Equivalence principle and the Uniqueness theorem

[Unconscious]

We work with Maxwell's equations in the frequency domain.
Let's consider a bounded open domain $V$ with boundary $\partial V$.

1. The equivalence theorem tells me that if the field sources in $V$ are assigned and if the fields in the points of $\partial V$ are assigned, then I can compute the field in each point of $V$ as ( Stratton-Chu solution):

$$\mathbf{E}(\mathbf{r})=\frac{1}{4\pi}\int_V\left( \frac{\rho}{\epsilon}\nabla'\psi-j\omega\mu\psi\mathbf{J} \right)dV+\frac{1}{4\pi}\int_{\partial V}(\mathbf{n}_0\cdot\mathbf{E})\nabla'\psi-j\omega\psi(\mathbf{n}_0\times\mathbf{B})+(\mathbf{n}_0\times\mathbf{E})\times\nabla'\psi)dS$$
$$\mathbf{B}(\mathbf{r})=\frac{1}{4\pi}\int_V\left( \mu\mathbf{J}\times\nabla'\psi \right)dV+\frac{1}{4\pi}\int_{\partial V}(\mathbf{n}_0\cdot\mathbf{B})\nabla'\psi-j\frac{\omega\psi}{c^2}(\mathbf{n}_0\times\mathbf{E})+(\mathbf{n}_0\times\mathbf{B})\times\nabla'\psi dS$$

where $\psi=\frac{e^{-jkR}}{R}$ is the Green function.

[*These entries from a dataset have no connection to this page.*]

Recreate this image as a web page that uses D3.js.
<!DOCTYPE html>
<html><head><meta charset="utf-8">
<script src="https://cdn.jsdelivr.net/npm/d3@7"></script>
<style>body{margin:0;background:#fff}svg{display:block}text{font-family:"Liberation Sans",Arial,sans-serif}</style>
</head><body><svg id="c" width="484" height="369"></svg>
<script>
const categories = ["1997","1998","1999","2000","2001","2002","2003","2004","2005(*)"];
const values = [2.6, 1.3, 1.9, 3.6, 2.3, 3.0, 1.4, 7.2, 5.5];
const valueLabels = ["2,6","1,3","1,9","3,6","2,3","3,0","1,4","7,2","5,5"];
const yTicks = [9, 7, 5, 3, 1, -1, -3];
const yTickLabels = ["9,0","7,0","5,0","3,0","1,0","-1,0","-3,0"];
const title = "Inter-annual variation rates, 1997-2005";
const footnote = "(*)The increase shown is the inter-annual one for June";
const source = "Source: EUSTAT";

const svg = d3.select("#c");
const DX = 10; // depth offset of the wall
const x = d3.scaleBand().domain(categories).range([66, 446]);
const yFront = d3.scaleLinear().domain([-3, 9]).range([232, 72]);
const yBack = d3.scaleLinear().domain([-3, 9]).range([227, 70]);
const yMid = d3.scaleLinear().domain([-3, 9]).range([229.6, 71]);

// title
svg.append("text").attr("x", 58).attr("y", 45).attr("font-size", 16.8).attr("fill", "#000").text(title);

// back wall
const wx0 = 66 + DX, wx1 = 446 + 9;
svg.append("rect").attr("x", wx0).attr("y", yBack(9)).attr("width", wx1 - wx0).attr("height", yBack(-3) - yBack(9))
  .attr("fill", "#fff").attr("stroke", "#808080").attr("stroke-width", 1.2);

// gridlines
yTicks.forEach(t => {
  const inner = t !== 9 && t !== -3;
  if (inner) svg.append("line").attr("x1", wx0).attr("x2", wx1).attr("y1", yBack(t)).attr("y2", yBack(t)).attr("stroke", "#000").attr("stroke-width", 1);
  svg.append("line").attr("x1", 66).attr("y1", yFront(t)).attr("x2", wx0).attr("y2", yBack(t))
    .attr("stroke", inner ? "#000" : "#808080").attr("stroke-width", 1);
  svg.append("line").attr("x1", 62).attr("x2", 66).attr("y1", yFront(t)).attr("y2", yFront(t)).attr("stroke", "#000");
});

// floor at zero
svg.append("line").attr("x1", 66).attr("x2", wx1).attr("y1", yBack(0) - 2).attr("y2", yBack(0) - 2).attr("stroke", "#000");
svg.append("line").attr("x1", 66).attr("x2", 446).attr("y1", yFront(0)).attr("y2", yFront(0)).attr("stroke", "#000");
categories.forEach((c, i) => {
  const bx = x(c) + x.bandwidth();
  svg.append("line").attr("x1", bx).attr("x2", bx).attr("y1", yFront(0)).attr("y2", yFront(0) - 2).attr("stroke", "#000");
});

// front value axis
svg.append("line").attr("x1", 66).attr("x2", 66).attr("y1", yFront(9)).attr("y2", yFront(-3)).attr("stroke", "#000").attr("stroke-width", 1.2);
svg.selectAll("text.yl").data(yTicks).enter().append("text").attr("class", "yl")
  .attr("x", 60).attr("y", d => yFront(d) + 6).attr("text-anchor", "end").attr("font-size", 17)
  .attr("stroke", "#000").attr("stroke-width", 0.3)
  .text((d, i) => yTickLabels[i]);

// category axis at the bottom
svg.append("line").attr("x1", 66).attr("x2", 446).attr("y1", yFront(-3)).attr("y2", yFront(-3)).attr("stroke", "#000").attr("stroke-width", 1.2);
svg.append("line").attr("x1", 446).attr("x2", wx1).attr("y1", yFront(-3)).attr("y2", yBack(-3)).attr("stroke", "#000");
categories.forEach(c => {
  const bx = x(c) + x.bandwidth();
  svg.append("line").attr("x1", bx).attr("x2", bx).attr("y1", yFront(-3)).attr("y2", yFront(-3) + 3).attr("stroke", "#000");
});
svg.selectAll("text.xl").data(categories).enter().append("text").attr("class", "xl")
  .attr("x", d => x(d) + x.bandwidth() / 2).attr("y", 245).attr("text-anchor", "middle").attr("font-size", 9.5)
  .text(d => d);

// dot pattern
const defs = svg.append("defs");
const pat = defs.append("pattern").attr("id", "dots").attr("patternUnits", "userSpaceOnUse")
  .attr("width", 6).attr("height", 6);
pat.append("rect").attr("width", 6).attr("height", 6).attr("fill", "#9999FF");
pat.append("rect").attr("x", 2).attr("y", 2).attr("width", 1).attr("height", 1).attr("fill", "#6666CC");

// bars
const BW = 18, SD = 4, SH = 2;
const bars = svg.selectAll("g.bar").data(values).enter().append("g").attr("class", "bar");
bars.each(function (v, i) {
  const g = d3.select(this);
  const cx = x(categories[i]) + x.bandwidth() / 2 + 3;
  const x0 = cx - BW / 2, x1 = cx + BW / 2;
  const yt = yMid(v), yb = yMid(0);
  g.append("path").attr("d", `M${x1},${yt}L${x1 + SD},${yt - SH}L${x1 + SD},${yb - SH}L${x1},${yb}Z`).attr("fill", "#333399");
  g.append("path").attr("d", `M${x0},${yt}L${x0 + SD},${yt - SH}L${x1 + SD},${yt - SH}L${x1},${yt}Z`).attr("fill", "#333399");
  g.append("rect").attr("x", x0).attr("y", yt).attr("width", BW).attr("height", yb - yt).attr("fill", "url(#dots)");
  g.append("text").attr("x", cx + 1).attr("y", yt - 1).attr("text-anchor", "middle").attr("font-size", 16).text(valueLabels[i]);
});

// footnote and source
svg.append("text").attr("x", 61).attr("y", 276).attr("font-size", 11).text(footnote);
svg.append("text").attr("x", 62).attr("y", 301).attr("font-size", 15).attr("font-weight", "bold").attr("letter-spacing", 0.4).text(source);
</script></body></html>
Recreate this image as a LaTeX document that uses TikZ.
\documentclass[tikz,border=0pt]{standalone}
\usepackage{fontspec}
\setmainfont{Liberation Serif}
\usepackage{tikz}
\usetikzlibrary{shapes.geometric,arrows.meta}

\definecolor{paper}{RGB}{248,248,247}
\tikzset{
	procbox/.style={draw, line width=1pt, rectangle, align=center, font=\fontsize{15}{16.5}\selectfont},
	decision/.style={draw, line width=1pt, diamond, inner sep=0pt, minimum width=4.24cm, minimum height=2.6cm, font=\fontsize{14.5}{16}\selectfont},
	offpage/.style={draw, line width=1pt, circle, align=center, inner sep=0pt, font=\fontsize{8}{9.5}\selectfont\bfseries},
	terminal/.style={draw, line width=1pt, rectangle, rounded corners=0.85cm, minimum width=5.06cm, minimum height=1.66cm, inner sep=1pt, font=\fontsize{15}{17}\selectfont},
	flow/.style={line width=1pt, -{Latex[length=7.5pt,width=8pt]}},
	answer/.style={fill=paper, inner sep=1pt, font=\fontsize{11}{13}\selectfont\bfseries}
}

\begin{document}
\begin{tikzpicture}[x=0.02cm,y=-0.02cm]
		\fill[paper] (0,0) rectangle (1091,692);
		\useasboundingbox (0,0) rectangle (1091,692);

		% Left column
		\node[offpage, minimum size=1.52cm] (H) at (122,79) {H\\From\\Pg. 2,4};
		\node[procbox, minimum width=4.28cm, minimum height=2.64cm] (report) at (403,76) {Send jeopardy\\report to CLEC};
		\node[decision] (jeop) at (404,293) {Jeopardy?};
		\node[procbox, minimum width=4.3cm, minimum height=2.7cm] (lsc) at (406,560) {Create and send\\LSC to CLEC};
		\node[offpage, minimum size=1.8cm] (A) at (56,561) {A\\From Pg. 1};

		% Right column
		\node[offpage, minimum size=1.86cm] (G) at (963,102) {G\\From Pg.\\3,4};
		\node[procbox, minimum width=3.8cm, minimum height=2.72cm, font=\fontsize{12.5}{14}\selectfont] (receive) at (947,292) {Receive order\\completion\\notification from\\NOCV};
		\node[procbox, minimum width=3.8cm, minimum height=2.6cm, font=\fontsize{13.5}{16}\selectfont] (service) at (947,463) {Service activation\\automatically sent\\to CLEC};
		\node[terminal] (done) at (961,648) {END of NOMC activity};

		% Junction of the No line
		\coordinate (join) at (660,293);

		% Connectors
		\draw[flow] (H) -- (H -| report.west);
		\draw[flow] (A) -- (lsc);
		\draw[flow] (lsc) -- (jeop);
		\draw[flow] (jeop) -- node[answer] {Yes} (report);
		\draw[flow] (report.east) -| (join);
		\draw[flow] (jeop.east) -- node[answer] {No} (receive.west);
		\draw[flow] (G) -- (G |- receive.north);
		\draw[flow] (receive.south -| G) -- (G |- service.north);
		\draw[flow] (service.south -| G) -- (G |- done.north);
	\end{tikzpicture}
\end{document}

2. The uniqueness theorem tells me that if only the tangential component of only the electric field (or only the magnetic field) on $\partial V$ is assigned, then the field in the points inside $V$ is uniquely determined.

I wonder then: why it seems that for the equivalence theorem it is necessary to know the entire field (both electric and magnetic and both normal and tangential components) on $\partial V$, while the uniqueness theorem needs much less information ? Is it just a question of calculation? In the sense that perhaps it is true that less information is needed to uniquely determine the field, but then to actually calculate it we do not know how to do it if we do not have all the information that the equivalence theorem requires on $\partial V$?

 

[vanhees71]

I think in this case you need the boundary conditions as well as initial conditions for the em. field. You can also work in the boundary conditions into the Green's function. The Green's function you quote should be the usual retarded Green's function (i.e., the out-going wave solutions of the Helmholtz equation, i.e., the temporal part in your ansatz should be $\exp(+\mathrm{j} \omega t)$, i.e., the engineering convention, which is opposite from the physics convention! This Green's function holds if you take the entire $\mathbb{R}^3$, where the complete sources $\rho$ and $\vec{j}$ are defined ("microscopic electrodynamics"), i.e., in your boundary-value problem you need to add an arbitrary solution of the source-free Helmholtz equation, which then has to be found by employing the initial and boundary conditions.

 

[Unconscious]

Why do you talk about 'initial conditions'? We are working in frequency domain, so there is no 'initial time', there are only boundary conditions. No?

The eventually presence of an additional source-free solution will modify the field value on the boundary points, so this fact is automatically taken into account:
1. in the Stratton-Chu solution, by the terms in the surface integral (boundary conditions),
2. in the uniqueness theorem, by the boundary conditions again.

I don't know if you wanted to tell me anything else that I didn't understand.

 

[vanhees71]

I'm not so familiar with the engineering approach. So if you just look at the harmonic time dependence, i.e., the Helmholtz equations boundary values are sufficient.

 

[Unconscious]

When you talk about Helmoltz equation, what I think is this:

$$\nabla^2 \mathbf{A}(\mathbf{r})+k^2\mathbf{A}(\mathbf{r})=-\mathbf{J}(\mathbf{r})$$

where $\mathbf{A}(\mathbf{r})$ is the magnetic vector potential and $\mathbf{J}(\mathbf{r})$ is the current density (the source).
Se, when you say that ' Helmholtz equations boundary values are sufficient ' I agree, because assigning the values of the magnetic vector potential on $\partial V$ is equivalent (in the sense that then the field is uniquely determined) to assign the values of the field on $\partial V$.
But this does not solve the problem, it still seems that the extra-information needed by Stratton-Chu integration are only for effective calculus reasons.